Inside The Situation Room: “We Proved…That We Can Do News Differently”

By Brian 

Only on TVNewser: Maybe The Situation Room should be four hours long.

“We have so much news!,” CNN senior executive producer Sam Feist exclaimed Monday afternoon, 40 minutes before Wolf Blitzer‘s broadcast premiered in Washington.

D.C. bureau chief David Bohrman smiled. “There’s stuff he can’t fit in, and he has three hours!” By 6pm, Bohrman was joking about adding a fourth hour. (I should probably stress the word joking. After 180 minutes of live TV, I was exhausted, and I was just a fly on the wall.)
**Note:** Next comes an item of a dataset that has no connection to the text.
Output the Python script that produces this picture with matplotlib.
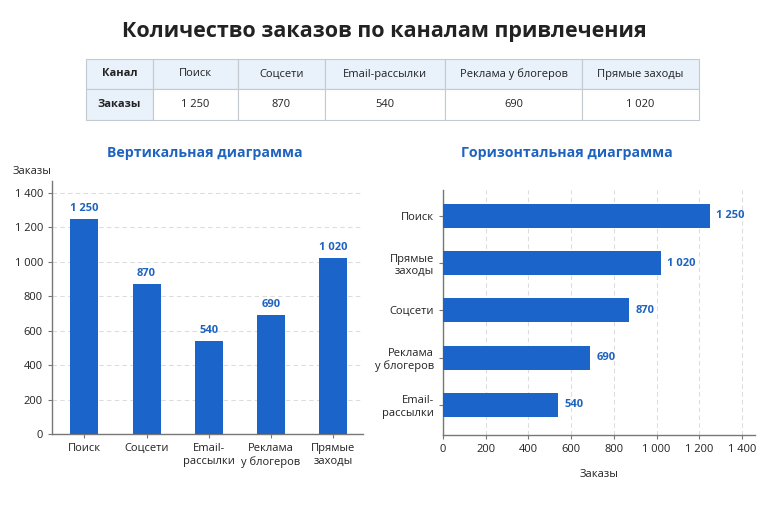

Bohrman said TSR is probably the “most complicated daily news show” he has even been a part of. Months ago, the show was just a concept in his head. “I could see it, but it just took months to get it out,” he said.

Imagine producing a show with this goal in mind: “I really hope the rundown that Sam and his company have prepared at 3 o’clock bears little relation to the program the ends at 6 o’clock,” Bohrman said.

And sure enough, after the show, Feist said only two of the segments in the 5pm hour were written into the original rundown.

After the three-hour premiere, the staff gathered for champagne and cake. “One thing we learned is, you have to go to the bathroom afterwards,” Bohrman joked. He called the show a “spectacular new venture.”

Blitzer thanked the staff, and quoted Tiger Woods: “Practice, practice, practice!” He said the rehearsals paid off: “For a first show, I don’t think it could have been any better.”

In the days to come, they’ll work out the kinks: The camera angles, the video wall coordination, the teases, the graphics.

But Monday was an accomplishment worth recognizing. As Feist told the staff, “we proved today that we can do news differently.”